Here are a few more tips for selecting, storing, and purchasing spices.
Selecting Spices: To guarantee that you are using fresh spices, you should buy them in small quantities and date them. Replace old spices once a year. You can tell if a spice is fresh by its color and aroma. When fresh, most spices have a bright color and a strong aroma when you open the container. If either the color or the aroma seems weak, replace the spice.
Storing Spices: Your spices will keep their flavor longer if they're stored in a cool, dry place. Keep in an air-tight container. Avoid storing in racks or cabinets over the range where they will be exposed to heat and humidity. Whole spices stay fresh for up to 2 years and ground spices for about 6 months.
Purchasing Spices: You may prefer to replace all of your ground spices once a year. November and December are particularly good times to replace spices due to supermarket sales for holiday baking.

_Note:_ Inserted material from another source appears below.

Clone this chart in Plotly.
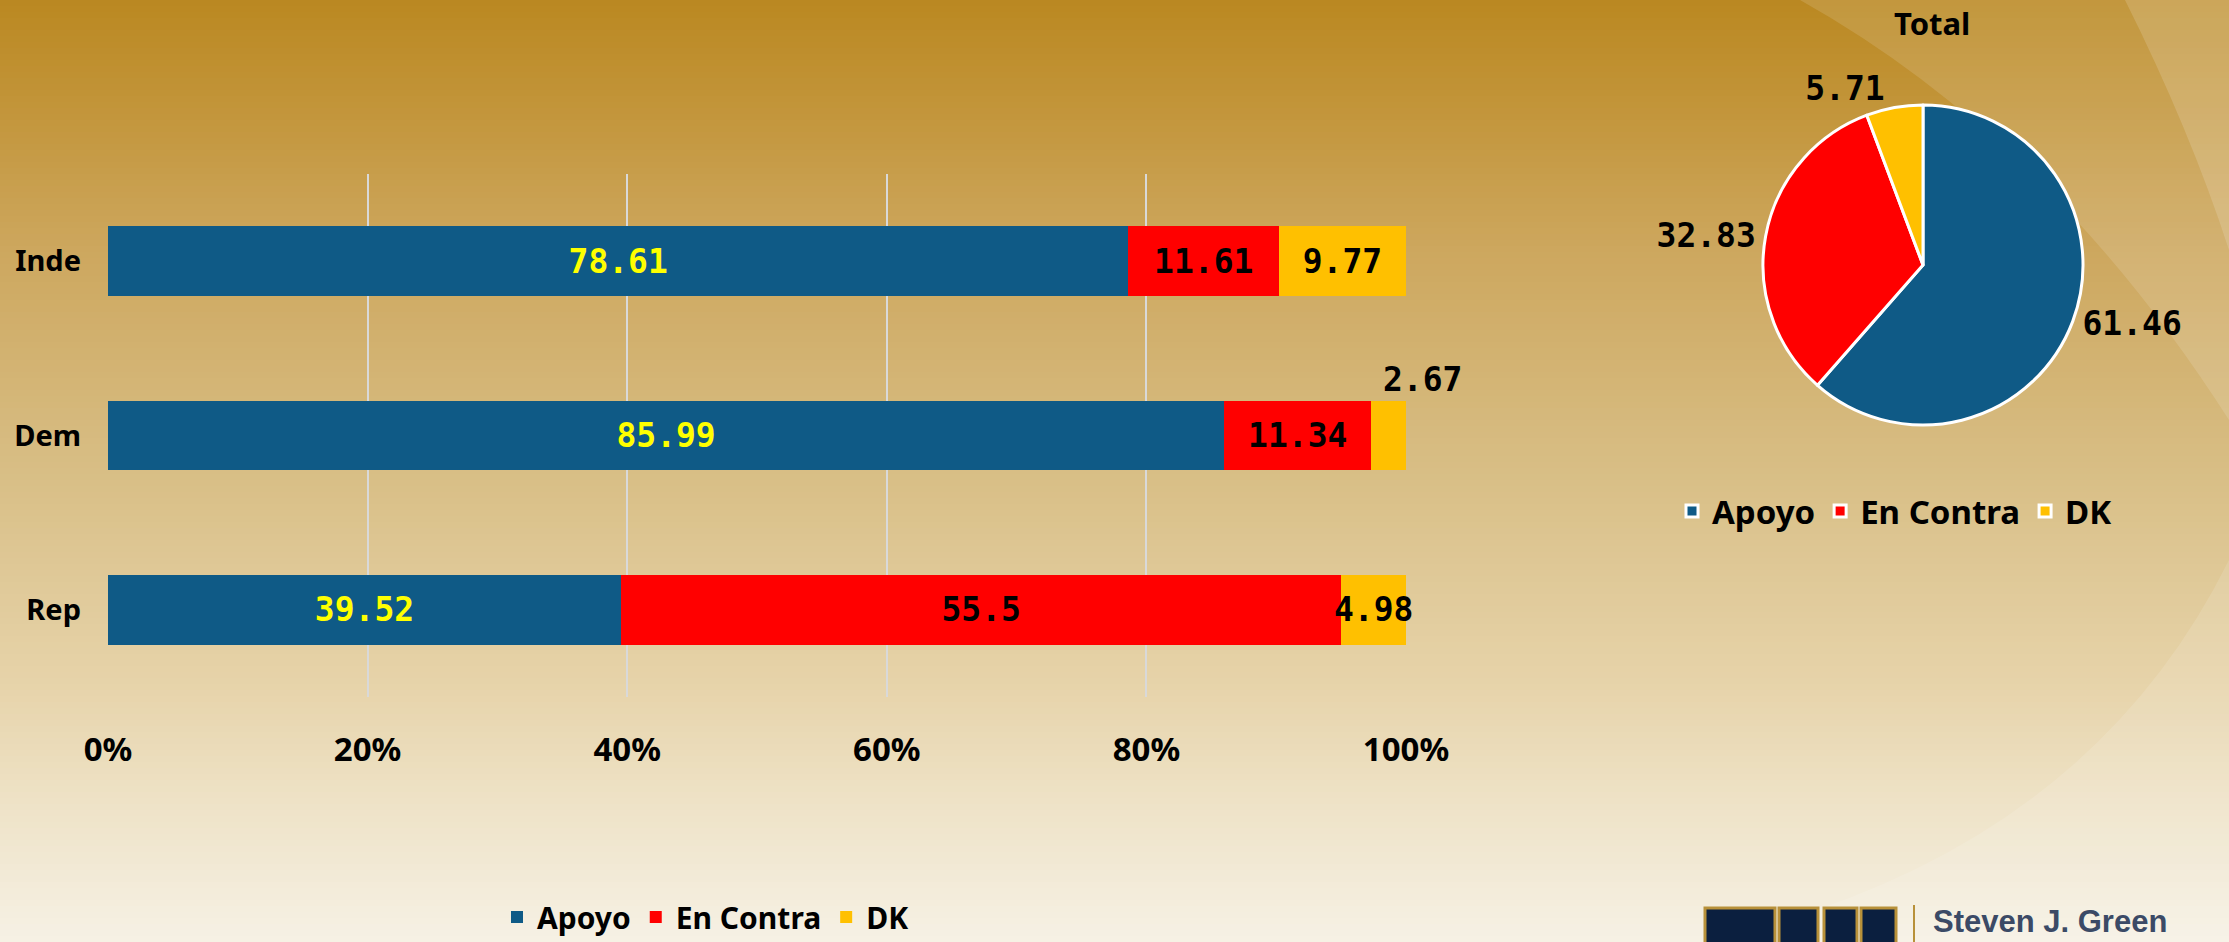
import plotly.graph_objects as go

# ---------------- data ----------------
groups = ["Inde", "Dem", "Rep"]
apoyo = [78.61, 85.99, 39.52]
en_contra = [11.61, 11.34, 55.5]
dk = [9.77, 2.67, 4.98]
series_names = ["Apoyo", "En Contra", "DK"]
series_colors = ["#0F5A86", "#FF0000", "#FFC000"]
label_colors = ["#FFFF00", "#000000", "#000000"]
pie_title = "Total"
pie_values = [61.46, 32.83, 5.71]
x_ticks = [0, 20, 40, 60, 80, 100]
x_tick_labels = ["0%", "20%", "40%", "60%", "80%", "100%"]
logo_text = "Steven J. Green"
logo_text2 = "School of International & Public Affairs"

W, H = 2229, 942
SANS = "Noto Sans"
MONO = "DejaVu Sans Mono"


def px_x(x):
    return x / W


def px_y(y):
    return 1 - y / H


fig = go.Figure()
annotations = []
label_font = dict(family=MONO, size=33, color="#000000", weight="bold")

# ---------------- stacked bars ----------------
series_vals = [apoyo, en_contra, dk]
for name, vals, color, tcol in zip(series_names, series_vals, series_colors, label_colors):
    if name == "DK":
        txt = [f"{v}" if v >= 6 else "" for v in vals]
    else:
        txt = [f"{v}" for v in vals]
    fig.add_trace(go.Bar(
        y=groups, x=vals, orientation="h", name=name,
        marker=dict(color=color, line=dict(width=0)),
        width=0.4,
        text=txt, textposition="inside", insidetextanchor="middle",
        textangle=0, constraintext="none", cliponaxis=False,
        textfont=dict(family=MONO, size=33, color=tcol, weight="bold"),
        hoverinfo="skip",
        legend="legend",
    ))

# small DK values: centred (overflowing) or placed above the bar
for g, a, e, d in zip(groups, apoyo, en_contra, dk):
    if d < 3:
        annotations.append(dict(
            x=a + e + d, y=g, xref="x", yref="y", text=f"{d}",
            showarrow=False, xanchor="center", yanchor="middle",
            xshift=16, yshift=56, font=label_font,
        ))
    elif d < 6:
        annotations.append(dict(
            x=a + e + d / 2, y=g, xref="x", yref="y", text=f"{d}",
            showarrow=False, xanchor="center", yanchor="middle",
            font=label_font,
        ))

# ---------------- pie ----------------
fig.add_trace(go.Pie(
    labels=series_names, values=pie_values,
    marker=dict(colors=series_colors, line=dict(color="#FFFFFF", width=3)),
    sort=False, direction="clockwise", rotation=0,
    textposition="outside", textinfo="value", texttemplate="%{value}",
    textfont=label_font,
    domain=dict(x=[px_x(1763), px_x(2083)], y=[px_y(425), px_y(105)]),
    legend="legend2", hoverinfo="skip",
))

annotations.append(dict(
    x=px_x(1932), y=px_y(23), xref="paper", yref="paper", text=pie_title,
    showarrow=False, xanchor="center", yanchor="middle",
    font=dict(family=SANS, size=31, color="#000000", weight="bold"),
))

# ---------------- background gradient ----------------
stops = [
    (0, (186, 136, 33)),
    (100, (194, 148, 56)),
    (250, (205, 167, 94)),
    (470, (216, 190, 133)),
    (690, (231, 212, 171)),
    (800, (238, 226, 198)),
    (942, (246, 241, 229)),
]


def grad_color(y):
    for (y0, c0), (y1, c1) in zip(stops[:-1], stops[1:]):
        if y0 <= y <= y1:
            t = (y - y0) / (y1 - y0)
            c = [round(c0[i] + (c1[i] - c0[i]) * t) for i in range(3)]
            return f"rgb({c[0]},{c[1]},{c[2]})"
    return "rgb(246,241,229)"


shapes = []
step = 6
for y in range(0, H, step):
    shapes.append(dict(
        type="rect", xref="paper", yref="paper", layer="below",
        x0=0, x1=1, y0=px_y(min(y + step + 1, H)), y1=px_y(y),
        fillcolor=grad_color(y + step / 2), line=dict(width=0),
    ))


def path_paper(points_px):
    parts = []
    for cmd, pts in points_px:
        coords = " ".join(f"{px_x(x):.5f},{px_y(y):.5f}" for x, y in pts)
        parts.append(f"{cmd} {coords}")
    return " ".join(parts) + " Z"


# light diagonal sweeps on the right
shapes.append(dict(
    type="path", xref="paper", yref="paper", layer="below",
    path=path_paper([("M", [(1800, 0)]), ("Q", [(2050, 140), (2229, 420)]), ("L", [(2229, 0)])]),
    fillcolor="rgba(255,255,255,0.13)", line=dict(width=0),
))
shapes.append(dict(
    type="path", xref="paper", yref="paper", layer="below",
    path=path_paper([("M", [(2125, 0)]), ("Q", [(2190, 130), (2229, 250)]), ("L", [(2229, 0)])]),
    fillcolor="rgba(255,255,255,0.15)", line=dict(width=0),
))
shapes.append(dict(
    type="path", xref="paper", yref="paper", layer="below",
    path=path_paper([("M", [(2229, 560)]), ("Q", [(2080, 860), (1700, 942)]), ("L", [(2229, 942)])]),
    fillcolor="rgba(255,255,255,0.12)", line=dict(width=0),
))

# ---------------- logo (bottom right) ----------------
navy = "#0B1F3F"
gold = "#B8913A"
for x0, x1 in [(1705, 1775), (1779, 1818), (1824, 1857), (1861, 1896)]:
    shapes.append(dict(
        type="rect", xref="paper", yref="paper", layer="above",
        x0=px_x(x0), x1=px_x(x1), y0=px_y(950), y1=px_y(908),
        fillcolor=navy, line=dict(color=gold, width=3),
    ))
shapes.append(dict(
    type="line", xref="paper", yref="paper", layer="above",
    x0=px_x(1914), x1=px_x(1914), y0=px_y(942), y1=px_y(905),
    line=dict(color=gold, width=2),
))
annotations.append(dict(
    x=px_x(1931), y=px_y(921), xref="paper", yref="paper", text=logo_text,
    showarrow=False, xanchor="left", yanchor="middle",
    font=dict(family="Liberation Sans", size=31, color="#3B4A66", weight="bold"),
))
annotations.append(dict(
    x=px_x(1931), y=px_y(956), xref="paper", yref="paper", text=logo_text2,
    showarrow=False, xanchor="left", yanchor="middle",
    font=dict(family="Liberation Sans", size=31, color="#3B4A66", weight="bold"),
))

# ---------------- layout ----------------
fig.update_layout(
    width=W, height=H,
    margin=dict(l=0, r=0, t=0, b=0, autoexpand=False),
    paper_bgcolor="rgb(186,136,33)",
    plot_bgcolor="rgba(0,0,0,0)",
    barmode="stack",
    bargap=0.6,
    shapes=shapes,
    annotations=annotations,
    xaxis=dict(
        domain=[px_x(108), px_x(1406)],
        range=[0, 100],
        tickvals=x_ticks, ticktext=x_tick_labels,
        showgrid=True, gridcolor="#D9D9D9", gridwidth=2,
        zeroline=False, showline=False, ticks="",
        ticklabelstandoff=30,
        tickfont=dict(family=SANS, size=33, color="#000000", weight="bold"),
        fixedrange=True,
    ),
    yaxis=dict(
        domain=[px_y(697), px_y(174)],
        type="category",
        categoryorder="array", categoryarray=["Rep", "Dem", "Inde"],
        range=[-0.5, 2.5],
        showgrid=False, zeroline=False, showline=False, ticks="",
        ticklabelstandoff=26,
        tickfont=dict(family=SANS, size=29, color="#000000", weight="bold"),
        fixedrange=True,
    ),
    legend=dict(
        orientation="h", x=px_x(497), xanchor="left",
        y=px_y(917), yanchor="middle",
        font=dict(family=SANS, size=30, color="#000000", weight="bold"),
        bgcolor="rgba(0,0,0,0)", itemwidth=30, traceorder="normal",
    ),
    legend2=dict(
        orientation="h", x=px_x(1672), xanchor="left",
        y=px_y(511), yanchor="middle",
        font=dict(family=SANS, size=33, color="#000000", weight="bold"),
        bgcolor="rgba(0,0,0,0)", itemwidth=30, traceorder="normal",
    ),
    showlegend=True,
)

fig.write_html(
    "out.html",
    config={"displayModeBar": False},
    post_script="document.body.style.margin='0px';document.body.style.overflow='hidden';",
)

Picking the right spice substitute can be challenging, as many spices possess unique character and flavor profiles that are difficult to replicate. Luckily, there are some good substitutes you can employ to maintain the general taste of a dish. With these sneaky substitutes, you should end up with a delicious, very close to the original flavor, and a final product that will put smiles on the faces of all who eat it.